## Stated goal:
In the material below, identify each line bearing the word "image". Reproduce those lines.

Plotting code records
====
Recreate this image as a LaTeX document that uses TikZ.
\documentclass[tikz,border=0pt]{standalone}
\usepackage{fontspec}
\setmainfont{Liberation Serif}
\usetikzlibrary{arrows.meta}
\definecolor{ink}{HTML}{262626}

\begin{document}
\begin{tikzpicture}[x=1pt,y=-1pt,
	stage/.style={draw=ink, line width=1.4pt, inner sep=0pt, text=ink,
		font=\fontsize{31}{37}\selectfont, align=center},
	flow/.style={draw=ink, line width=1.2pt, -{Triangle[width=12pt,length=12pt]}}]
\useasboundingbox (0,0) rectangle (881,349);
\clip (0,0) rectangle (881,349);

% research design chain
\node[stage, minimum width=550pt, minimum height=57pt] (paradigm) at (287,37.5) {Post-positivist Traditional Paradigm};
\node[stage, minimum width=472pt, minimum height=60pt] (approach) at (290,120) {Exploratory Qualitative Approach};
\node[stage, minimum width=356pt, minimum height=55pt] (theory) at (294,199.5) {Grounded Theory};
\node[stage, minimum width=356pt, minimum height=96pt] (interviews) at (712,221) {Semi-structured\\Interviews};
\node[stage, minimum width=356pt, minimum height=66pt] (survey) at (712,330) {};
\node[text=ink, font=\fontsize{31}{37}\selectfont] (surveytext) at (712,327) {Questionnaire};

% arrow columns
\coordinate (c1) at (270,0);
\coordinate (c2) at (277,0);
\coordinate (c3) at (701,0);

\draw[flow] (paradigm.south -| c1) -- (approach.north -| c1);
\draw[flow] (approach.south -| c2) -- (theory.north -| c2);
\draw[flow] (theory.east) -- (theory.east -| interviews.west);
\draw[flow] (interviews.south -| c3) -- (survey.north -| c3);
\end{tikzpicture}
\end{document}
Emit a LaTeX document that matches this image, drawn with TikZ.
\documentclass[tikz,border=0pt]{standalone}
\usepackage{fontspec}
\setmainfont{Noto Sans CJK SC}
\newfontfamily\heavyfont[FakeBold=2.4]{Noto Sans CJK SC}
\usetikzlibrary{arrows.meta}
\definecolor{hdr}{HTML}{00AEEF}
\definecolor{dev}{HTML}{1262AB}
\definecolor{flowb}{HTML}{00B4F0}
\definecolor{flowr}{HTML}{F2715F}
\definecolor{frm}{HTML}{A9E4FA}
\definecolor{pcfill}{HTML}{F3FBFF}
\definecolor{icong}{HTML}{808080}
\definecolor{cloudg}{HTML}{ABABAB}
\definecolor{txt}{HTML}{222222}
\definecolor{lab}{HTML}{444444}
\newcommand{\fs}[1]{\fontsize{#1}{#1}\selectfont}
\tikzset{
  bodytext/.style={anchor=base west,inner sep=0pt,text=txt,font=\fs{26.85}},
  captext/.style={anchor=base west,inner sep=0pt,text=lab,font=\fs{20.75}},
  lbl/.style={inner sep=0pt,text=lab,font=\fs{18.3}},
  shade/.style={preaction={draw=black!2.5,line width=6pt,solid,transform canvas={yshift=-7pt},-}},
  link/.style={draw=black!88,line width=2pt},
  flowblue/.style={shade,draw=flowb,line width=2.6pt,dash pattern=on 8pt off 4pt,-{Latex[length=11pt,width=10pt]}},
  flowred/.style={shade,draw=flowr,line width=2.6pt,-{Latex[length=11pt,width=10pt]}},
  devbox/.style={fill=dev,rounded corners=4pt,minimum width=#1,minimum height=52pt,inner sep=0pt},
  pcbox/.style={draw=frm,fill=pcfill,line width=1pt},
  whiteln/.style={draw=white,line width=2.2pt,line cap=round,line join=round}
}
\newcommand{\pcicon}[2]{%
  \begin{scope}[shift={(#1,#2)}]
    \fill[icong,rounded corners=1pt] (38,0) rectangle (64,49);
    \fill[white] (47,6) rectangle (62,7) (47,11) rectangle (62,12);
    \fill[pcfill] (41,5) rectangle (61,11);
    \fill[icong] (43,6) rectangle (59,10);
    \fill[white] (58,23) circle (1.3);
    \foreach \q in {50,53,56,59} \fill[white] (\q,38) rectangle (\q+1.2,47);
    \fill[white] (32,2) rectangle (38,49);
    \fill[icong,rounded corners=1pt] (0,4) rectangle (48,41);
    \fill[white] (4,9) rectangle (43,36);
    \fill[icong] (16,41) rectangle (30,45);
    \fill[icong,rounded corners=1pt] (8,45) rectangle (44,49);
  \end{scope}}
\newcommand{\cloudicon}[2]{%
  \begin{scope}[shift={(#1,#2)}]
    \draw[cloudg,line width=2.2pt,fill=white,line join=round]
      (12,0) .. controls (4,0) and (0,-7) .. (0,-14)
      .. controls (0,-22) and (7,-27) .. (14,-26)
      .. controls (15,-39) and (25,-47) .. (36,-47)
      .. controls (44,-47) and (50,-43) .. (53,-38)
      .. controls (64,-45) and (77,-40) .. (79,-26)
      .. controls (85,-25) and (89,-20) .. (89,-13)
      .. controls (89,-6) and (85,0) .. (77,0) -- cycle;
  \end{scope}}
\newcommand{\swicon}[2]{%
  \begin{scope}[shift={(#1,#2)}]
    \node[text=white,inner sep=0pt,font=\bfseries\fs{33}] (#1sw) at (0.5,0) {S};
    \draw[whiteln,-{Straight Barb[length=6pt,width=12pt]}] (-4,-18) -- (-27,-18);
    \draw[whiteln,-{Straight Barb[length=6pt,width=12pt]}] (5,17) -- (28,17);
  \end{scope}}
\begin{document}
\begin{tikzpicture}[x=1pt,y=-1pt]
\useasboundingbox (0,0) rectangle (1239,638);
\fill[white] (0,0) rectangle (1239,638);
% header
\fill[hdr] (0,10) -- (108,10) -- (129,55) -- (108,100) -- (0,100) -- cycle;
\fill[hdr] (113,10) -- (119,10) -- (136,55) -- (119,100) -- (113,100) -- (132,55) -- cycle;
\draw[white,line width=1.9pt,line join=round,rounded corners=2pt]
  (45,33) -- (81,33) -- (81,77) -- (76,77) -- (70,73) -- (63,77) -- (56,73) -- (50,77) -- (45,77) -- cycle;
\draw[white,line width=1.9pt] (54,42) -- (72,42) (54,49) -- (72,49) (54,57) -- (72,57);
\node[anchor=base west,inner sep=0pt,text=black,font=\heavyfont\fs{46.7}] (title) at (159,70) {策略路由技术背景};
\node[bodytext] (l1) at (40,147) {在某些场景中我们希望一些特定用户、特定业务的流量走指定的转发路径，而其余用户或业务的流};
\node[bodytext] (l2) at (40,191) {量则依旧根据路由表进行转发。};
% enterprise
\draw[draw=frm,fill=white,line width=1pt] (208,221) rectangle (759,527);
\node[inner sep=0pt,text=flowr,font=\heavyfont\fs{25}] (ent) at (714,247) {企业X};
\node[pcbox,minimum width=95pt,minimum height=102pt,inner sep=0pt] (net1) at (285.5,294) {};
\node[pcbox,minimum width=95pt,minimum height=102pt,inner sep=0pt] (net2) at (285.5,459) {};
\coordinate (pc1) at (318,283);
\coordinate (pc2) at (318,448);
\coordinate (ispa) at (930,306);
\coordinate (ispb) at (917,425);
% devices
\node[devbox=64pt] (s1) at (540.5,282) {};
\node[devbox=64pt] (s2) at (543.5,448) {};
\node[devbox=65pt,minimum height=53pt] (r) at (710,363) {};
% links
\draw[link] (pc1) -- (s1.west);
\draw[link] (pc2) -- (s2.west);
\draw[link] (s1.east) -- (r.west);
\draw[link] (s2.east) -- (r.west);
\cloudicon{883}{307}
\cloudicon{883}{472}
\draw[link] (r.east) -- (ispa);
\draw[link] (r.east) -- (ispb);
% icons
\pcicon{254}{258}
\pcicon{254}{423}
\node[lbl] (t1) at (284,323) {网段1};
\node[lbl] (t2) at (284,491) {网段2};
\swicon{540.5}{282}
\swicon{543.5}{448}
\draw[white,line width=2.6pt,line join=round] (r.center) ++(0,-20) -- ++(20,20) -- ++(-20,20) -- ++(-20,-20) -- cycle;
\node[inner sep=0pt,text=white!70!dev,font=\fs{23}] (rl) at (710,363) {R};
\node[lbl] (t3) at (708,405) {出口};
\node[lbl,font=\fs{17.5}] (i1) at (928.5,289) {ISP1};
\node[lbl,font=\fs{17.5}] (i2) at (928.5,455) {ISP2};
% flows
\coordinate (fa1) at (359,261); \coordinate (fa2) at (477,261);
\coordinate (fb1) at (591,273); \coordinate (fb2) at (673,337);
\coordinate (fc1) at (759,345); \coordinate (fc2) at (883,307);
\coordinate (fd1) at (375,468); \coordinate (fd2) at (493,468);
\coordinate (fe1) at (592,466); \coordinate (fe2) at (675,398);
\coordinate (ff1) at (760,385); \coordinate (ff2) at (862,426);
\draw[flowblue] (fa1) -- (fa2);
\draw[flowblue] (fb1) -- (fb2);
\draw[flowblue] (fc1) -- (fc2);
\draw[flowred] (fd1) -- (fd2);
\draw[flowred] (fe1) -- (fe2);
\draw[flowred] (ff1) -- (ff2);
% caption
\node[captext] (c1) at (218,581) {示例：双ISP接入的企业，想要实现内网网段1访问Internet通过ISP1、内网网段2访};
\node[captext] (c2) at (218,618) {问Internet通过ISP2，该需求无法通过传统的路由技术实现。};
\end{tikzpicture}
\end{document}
====
## Correct response:
Recreate this image as a LaTeX document that uses TikZ.
Emit a LaTeX document that matches this image, drawn with TikZ.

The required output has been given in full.